Data shown:
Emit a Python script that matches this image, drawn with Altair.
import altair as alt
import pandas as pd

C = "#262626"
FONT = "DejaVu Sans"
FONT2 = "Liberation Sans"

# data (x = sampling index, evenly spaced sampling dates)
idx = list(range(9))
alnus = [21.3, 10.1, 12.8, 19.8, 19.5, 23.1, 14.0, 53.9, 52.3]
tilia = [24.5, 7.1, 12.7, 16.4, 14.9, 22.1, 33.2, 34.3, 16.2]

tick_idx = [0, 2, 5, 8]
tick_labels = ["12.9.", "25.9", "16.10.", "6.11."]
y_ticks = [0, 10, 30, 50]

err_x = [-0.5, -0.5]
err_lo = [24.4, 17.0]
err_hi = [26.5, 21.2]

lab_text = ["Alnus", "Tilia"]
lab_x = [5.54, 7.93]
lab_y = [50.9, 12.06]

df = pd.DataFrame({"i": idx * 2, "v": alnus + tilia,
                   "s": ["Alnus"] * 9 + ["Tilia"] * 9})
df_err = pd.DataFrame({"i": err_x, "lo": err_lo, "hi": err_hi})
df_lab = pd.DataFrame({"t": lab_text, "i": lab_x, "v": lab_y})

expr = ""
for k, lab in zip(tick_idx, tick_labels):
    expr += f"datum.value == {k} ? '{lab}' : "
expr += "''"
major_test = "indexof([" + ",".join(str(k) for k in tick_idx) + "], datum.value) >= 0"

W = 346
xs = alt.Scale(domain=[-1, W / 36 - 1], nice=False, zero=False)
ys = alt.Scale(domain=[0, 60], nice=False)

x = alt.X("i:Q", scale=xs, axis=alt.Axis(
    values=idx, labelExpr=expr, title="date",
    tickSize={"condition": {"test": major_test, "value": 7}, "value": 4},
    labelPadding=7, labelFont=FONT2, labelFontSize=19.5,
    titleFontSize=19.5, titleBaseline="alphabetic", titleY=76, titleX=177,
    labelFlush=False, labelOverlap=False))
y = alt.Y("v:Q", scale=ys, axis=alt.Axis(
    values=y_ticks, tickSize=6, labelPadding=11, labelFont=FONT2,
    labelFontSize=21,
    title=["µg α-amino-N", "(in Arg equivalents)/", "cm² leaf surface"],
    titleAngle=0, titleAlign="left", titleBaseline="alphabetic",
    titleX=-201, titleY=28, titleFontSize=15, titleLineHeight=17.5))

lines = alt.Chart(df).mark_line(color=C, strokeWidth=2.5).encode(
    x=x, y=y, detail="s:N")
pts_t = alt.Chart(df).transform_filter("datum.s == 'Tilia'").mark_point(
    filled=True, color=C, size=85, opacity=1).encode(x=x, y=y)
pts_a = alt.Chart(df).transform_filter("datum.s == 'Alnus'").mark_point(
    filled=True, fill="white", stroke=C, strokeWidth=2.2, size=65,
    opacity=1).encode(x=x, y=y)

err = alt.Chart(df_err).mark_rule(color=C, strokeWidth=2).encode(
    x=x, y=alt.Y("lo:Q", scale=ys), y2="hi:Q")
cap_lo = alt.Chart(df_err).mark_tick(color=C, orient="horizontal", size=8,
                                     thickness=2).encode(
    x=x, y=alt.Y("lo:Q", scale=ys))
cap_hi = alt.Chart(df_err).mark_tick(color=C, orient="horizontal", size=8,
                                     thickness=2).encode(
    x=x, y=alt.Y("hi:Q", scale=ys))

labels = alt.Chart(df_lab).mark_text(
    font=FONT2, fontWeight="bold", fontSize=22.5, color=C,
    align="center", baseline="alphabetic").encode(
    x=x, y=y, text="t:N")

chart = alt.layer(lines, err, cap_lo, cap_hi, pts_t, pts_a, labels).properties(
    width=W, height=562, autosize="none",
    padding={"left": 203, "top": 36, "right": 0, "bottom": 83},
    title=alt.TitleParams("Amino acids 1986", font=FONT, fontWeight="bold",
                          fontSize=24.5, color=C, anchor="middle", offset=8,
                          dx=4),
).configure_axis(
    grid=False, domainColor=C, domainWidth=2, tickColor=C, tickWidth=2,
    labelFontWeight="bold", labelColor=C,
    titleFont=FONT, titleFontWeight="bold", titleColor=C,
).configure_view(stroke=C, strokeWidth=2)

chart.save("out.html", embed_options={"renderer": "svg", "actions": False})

Given exercise: Word for word, write out the data.

Response:
Emit a Python script that matches this image, drawn with Altair.
import altair as alt
import pandas as pd

C = "#262626"
FONT = "DejaVu Sans"
FONT2 = "Liberation Sans"

# data (x = sampling index, evenly spaced sampling dates)
idx = list(range(9))
alnus = [21.3, 10.1, 12.8, 19.8, 19.5, 23.1, 14.0, 53.9, 52.3]
tilia = [24.5, 7.1, 12.7, 16.4, 14.9, 22.1, 33.2, 34.3, 16.2]

tick_idx = [0, 2, 5, 8]
tick_labels = ["12.9.", "25.9", "16.10.", "6.11."]
y_ticks = [0, 10, 30, 50]

err_x = [-0.5, -0.5]
err_lo = [24.4, 17.0]
err_hi = [26.5, 21.2]

lab_text = ["Alnus", "Tilia"]
lab_x = [5.54, 7.93]
lab_y = [50.9, 12.06]

df = pd.DataFrame({"i": idx * 2, "v": alnus + tilia,
                   "s": ["Alnus"] * 9 + ["Tilia"] * 9})
df_err = pd.DataFrame({"i": err_x, "lo": err_lo, "hi": err_hi})
df_lab = pd.DataFrame({"t": lab_text, "i": lab_x, "v": lab_y})

expr = ""
for k, lab in zip(tick_idx, tick_labels):
    expr += f"datum.value == {k} ? '{lab}' : "
expr += "''"
major_test = "indexof([" + ",".join(str(k) for k in tick_idx) + "], datum.value) >= 0"

W = 346
xs = alt.Scale(domain=[-1, W / 36 - 1], nice=False, zero=False)
ys = alt.Scale(domain=[0, 60], nice=False)

x = alt.X("i:Q", scale=xs, axis=alt.Axis(
    values=idx, labelExpr=expr, title="date",
    tickSize={"condition": {"test": major_test, "value": 7}, "value": 4},
    labelPadding=7, labelFont=FONT2, labelFontSize=19.5,
    titleFontSize=19.5, titleBaseline="alphabetic", titleY=76, titleX=177,
    labelFlush=False, labelOverlap=False))
y = alt.Y("v:Q", scale=ys, axis=alt.Axis(
    values=y_ticks, tickSize=6, labelPadding=11, labelFont=FONT2,
    labelFontSize=21,
    title=["µg α-amino-N", "(in Arg equivalents)/", "cm² leaf surface"],
    titleAngle=0, titleAlign="left", titleBaseline="alphabetic",
    titleX=-201, titleY=28, titleFontSize=15, titleLineHeight=17.5))

lines = alt.Chart(df).mark_line(color=C, strokeWidth=2.5).encode(
    x=x, y=y, detail="s:N")
pts_t = alt.Chart(df).transform_filter("datum.s == 'Tilia'").mark_point(
    filled=True, color=C, size=85, opacity=1).encode(x=x, y=y)
pts_a = alt.Chart(df).transform_filter("datum.s == 'Alnus'").mark_point(
    filled=True, fill="white", stroke=C, strokeWidth=2.2, size=65,
    opacity=1).encode(x=x, y=y)

err = alt.Chart(df_err).mark_rule(color=C, strokeWidth=2).encode(
    x=x, y=alt.Y("lo:Q", scale=ys), y2="hi:Q")
cap_lo = alt.Chart(df_err).mark_tick(color=C, orient="horizontal", size=8,
                                     thickness=2).encode(
    x=x, y=alt.Y("lo:Q", scale=ys))
cap_hi = alt.Chart(df_err).mark_tick(color=C, orient="horizontal", size=8,
                                     thickness=2).encode(
    x=x, y=alt.Y("hi:Q", scale=ys))

labels = alt.Chart(df_lab).mark_text(
    font=FONT2, fontWeight="bold", fontSize=22.5, color=C,
    align="center", baseline="alphabetic").encode(
    x=x, y=y, text="t:N")

chart = alt.layer(lines, err, cap_lo, cap_hi, pts_t, pts_a, labels).properties(
    width=W, height=562, autosize="none",
    padding={"left": 203, "top": 36, "right": 0, "bottom": 83},
    title=alt.TitleParams("Amino acids 1986", font=FONT, fontWeight="bold",
                          fontSize=24.5, color=C, anchor="middle", offset=8,
                          dx=4),
).configure_axis(
    grid=False, domainColor=C, domainWidth=2, tickColor=C, tickWidth=2,
    labelFontWeight="bold", labelColor=C,
    titleFont=FONT, titleFontWeight="bold", titleColor=C,
).configure_view(stroke=C, strokeWidth=2)

chart.save("out.html", embed_options={"renderer": "svg", "actions": False})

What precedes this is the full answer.